→ **Recorded information**:
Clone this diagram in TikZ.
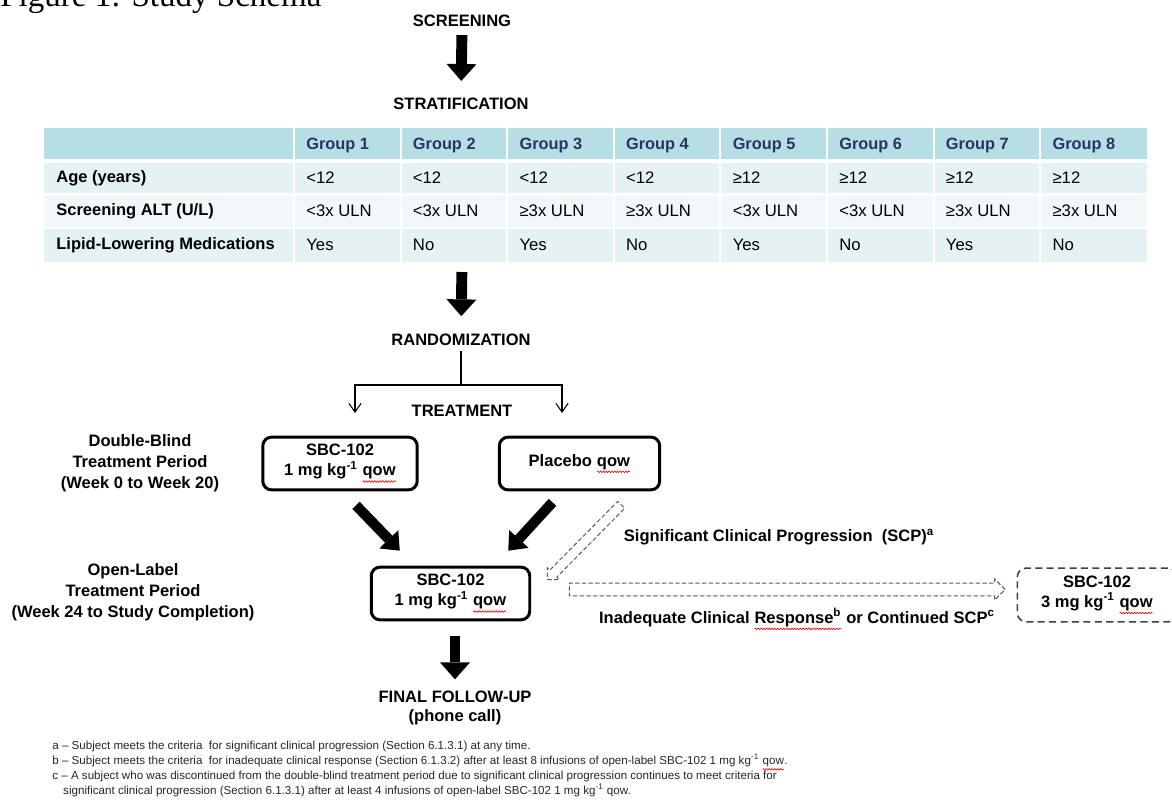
\documentclass[tikz,border=0pt]{standalone}
\usepackage{fontspec}
\setmainfont{Liberation Sans}
\newfontfamily\titlefont{Liberation Serif}
\usetikzlibrary{positioning, calc, arrows.meta, shapes.arrows, decorations.pathmorphing}

\definecolor{hdrteal}{RGB}{183,222,228}
\definecolor{rowa}{RGB}{229,241,243}
\definecolor{rowb}{RGB}{242,248,249}
\definecolor{navy}{RGB}{31,56,100}

% red wavy spell-check mark under a word
\newcommand{\spellmark}[1]{\tikz[baseline=(spw.base)]{\node[inner sep=0pt, outer sep=0pt, minimum width=0pt, minimum height=0pt, draw=none, fill=none, rotate=0](spw){#1};\draw[red, solid, sharp corners, line width=0.35pt, decorate, decoration={snake, amplitude=0.45pt, segment length=1.6pt}] ([yshift=-1.3pt]spw.south west) -- ([yshift=-1.3pt]spw.south east);}}

\begin{document}
\begin{tikzpicture}[x=0.02cm, y=-0.02cm,
    lab/.style={font=\bfseries\fontsize{9.4}{11.3}\selectfont, inner sep=0pt, align=center},
    sidelab/.style={font=\bfseries\fontsize{9.4}{11.8}\selectfont, inner sep=0pt, align=center},
    arm/.style={draw, line width=1.7pt, rounded corners=5pt, align=center, inner sep=0pt,
        minimum height=30pt, font=\bfseries\fontsize{9.4}{11.3}\selectfont},
    armdash/.style={arm, draw=black!75, line width=0.9pt, dash pattern=on 4pt off 2.5pt},
    hdr/.style={font=\bfseries\fontsize{9.3}{11}\selectfont, text=navy, anchor=west, inner sep=0pt},
    cell/.style={font=\fontsize{9.5}{11}\selectfont, anchor=west, inner sep=0pt},
    rowlab/.style={font=\bfseries\fontsize{9.4}{11}\selectfont, anchor=west, inner sep=0pt},
    bigarrow/.style={line width=6.2pt, -{Triangle[length=9.6pt, width=17pt, line width=0pt]}},
    diagarrow/.style={line width=5.8pt, -{Triangle[length=9pt, width=15pt, line width=0pt]}},
    hollow/.style={single arrow, draw=gray!70!black, dash pattern=on 2.5pt off 1.3pt,
        line width=0.55pt},
    splitarrow/.style={line width=0.6pt, {Straight Barb[length=5pt, width=7pt]}-{Straight Barb[length=5pt, width=7pt]}}
  ]
    \useasboundingbox (0,0) rectangle (1172,807);

    % Title (cut at the top)
    \node[anchor=base west, inner sep=0pt, font=\titlefont\fontsize{18.8}{20}\selectfont] (title) at (0,7) {Figure 1: Study Schema};

    % Screening and stratification
    \node[lab] (screen) at (462,21) {SCREENING};
    \node[lab] (strat) at (461,104) {STRATIFICATION};
    \draw[bigarrow, shorten <=4.5pt, shorten >=9.6pt] (screen.south) -- (strat.north);

    % Table
    \fill[hdrteal] (44,128) rectangle (1147,161);
    \fill[rowa] (44,161) rectangle (1147,194.5);
    \fill[rowb] (44,194.5) rectangle (1147,228);
    \fill[rowa] (44,228) rectangle (1147,262);
    \foreach \i in {0,...,7}
        \draw[white, line width=1.2pt] ({294+\i*106.6},128) -- ({294+\i*106.6},262);
    \draw[white, line width=2.4pt] (44,161) -- (1147,161);
    \draw[white, line width=1.4pt] (44,194.5) -- (1147,194.5);
    \draw[white, line width=1.4pt] (44,228) -- (1147,228);
    \coordinate (tblbot) at (462,262);

    \foreach \i in {1,...,8}
        \node[hdr] (grp\i) at ({294+(\i-1)*106.6+12},145) {Group \i};
    \node[rowlab] (agelab) at (56,178) {Age (years)};
    \node[rowlab] (altlab) at (56,211) {Screening ALT (U/L)};
    \node[rowlab] (liplab) at (56,245) {Lipid-Lowering Medications};
    \foreach \v [count=\i] in {<12,<12,<12,<12,≥12,≥12,≥12,≥12}
        \node[cell] (age\i) at ({294+(\i-1)*106.6+12},178) {\v};
    \foreach \v [count=\i] in {<3x ULN,<3x ULN,≥3x ULN,≥3x ULN,<3x ULN,<3x ULN,≥3x ULN,≥3x ULN}
        \node[cell] (alt\i) at ({294+(\i-1)*106.6+12},211) {\v};
    \foreach \v [count=\i] in {Yes,No,Yes,No,Yes,No,Yes,No}
        \node[cell] (lip\i) at ({294+(\i-1)*106.6+12},245) {\v};

    % Randomization
    \node[lab] (random) at (461,340) {RANDOMIZATION};
    \draw[bigarrow, shorten <=5.7pt, shorten >=10pt] (tblbot) -- (random.north);
    \coordinate (brl) at (355,385);
    \coordinate (brr) at (562,385);
    \coordinate (tipl) at (355,413);
    \coordinate (tipr) at (562,413);
    \draw[line width=0.6pt, shorten <=3pt] (random.south) -- (random.south |- brl);
    \draw[splitarrow] (tipl) |- (brr) -- (tipr);
    \node[lab] (treat) at (462,411) {TREATMENT};

    % Double-blind period
    \node[sidelab] (dblab) at (140,463) {Double-Blind\\Treatment Period\\(Week 0 to Week 20)};
    \node[arm, minimum width=87.9pt] (sbc) at (340,463.5) {SBC-102\\1 mg kg\textsuperscript{-1} \spellmark{qow}};
    \node[arm, minimum width=91.3pt] (plac) at (579.5,463.5) {Placebo \spellmark{qow}};

    % Open-label period
    \node[sidelab] (oplab) at (133,592) {Open-Label\\Treatment Period\\(Week 24 to Study Completion)};
    \node[arm, minimum width=90.2pt] (ol) at (450.5,593.5) {SBC-102\\1 mg kg\textsuperscript{-1} \spellmark{qow}};
    \draw[diagarrow] ($(sbc.south)+(16,14)$) -- ($(ol.north west)+(30,-15)$);
    \draw[diagarrow] ($(plac.south)+(-27,11)$) -- ($(ol.north east)+(-23,-15)$);

    % Escalation
    \node[hollow, rotate=225.4, inner sep=2.55pt, minimum height=59.8pt, single arrow head extend=2pt] (scparrow) at (586,540.5) {};
    \node[lab] (scplab) at (779,537) {Significant Clinical Progression\ \ (SCP)\textsuperscript{a}};
    \node[hollow, inner sep=3.4pt, minimum height=248pt, single arrow head extend=2.3pt] (icrarrow) at (784,589.5) {};
    \node[lab] (icrlab) at (797,619) {Inadequate Clinical \spellmark{Response\textsuperscript{b}} or Continued SCP\textsuperscript{c}};
    \node[armdash, minimum width=90.7pt, minimum height=30.6pt] (high) at (1097,595) {SBC-102\\3 mg kg\textsuperscript{-1} \spellmark{qow}};

    % Follow-up
    \node[lab] (final) at (455,708) {FINAL FOLLOW-UP\\(phone call)};
    \draw[bigarrow, shorten <=8.5pt, shorten >=6.2pt] (ol.south -| final.north) -- (final.north);

    % Footnotes
    \node[anchor=north west, inner sep=0pt, align=left, text=black!85, font=\fontsize{6.6}{8.5}\selectfont] (notes) at (52,741) {%
        a -- Subject meets the criteria\ \ for significant clinical progression (Section 6.1.3.1) at any time.\\
        b -- Subject meets the criteria\ \ for inadequate clinical response (Section 6.1.3.2) after at least 8 infusions of open-label SBC-102 1 mg kg\textsuperscript{-1} \spellmark{qow}.\\
        c -- A subject who was discontinued from the double-blind treatment period due to significant clinical progression continues to meet criteria for\\
        \hspace*{6.2pt}significant clinical progression (Section 6.1.3.1) after at least 4 infusions of open-label SBC-102 1 mg kg\textsuperscript{-1} qow.};
\end{tikzpicture}
\end{document}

→ **Problem to work on**: With the pictures left out, restate word for word every line of the data above, from the first down to the line that contains "outer sep=0pt, minimum".

→ **Solution for this task**:
Clone this diagram in TikZ.
\documentclass[tikz,border=0pt]{standalone}
\usepackage{fontspec}
\setmainfont{Liberation Sans}
\newfontfamily\titlefont{Liberation Serif}
\usetikzlibrary{positioning, calc, arrows.meta, shapes.arrows, decorations.pathmorphing}

\definecolor{hdrteal}{RGB}{183,222,228}
\definecolor{rowa}{RGB}{229,241,243}
\definecolor{rowb}{RGB}{242,248,249}
\definecolor{navy}{RGB}{31,56,100}

% red wavy spell-check mark under a word
\newcommand{\spellmark}[1]{\tikz[baseline=(spw.base)]{\node[inner sep=0pt, outer sep=0pt, minimum width=0pt, minimum height=0pt, draw=none, fill=none, rotate=0](spw){#1};\draw[red, solid, sharp corners, line width=0.35pt, decorate, decoration={snake, amplitude=0.45pt, segment length=1.6pt}] ([yshift=-1.3pt]spw.south west) -- ([yshift=-1.3pt]spw.south east);}}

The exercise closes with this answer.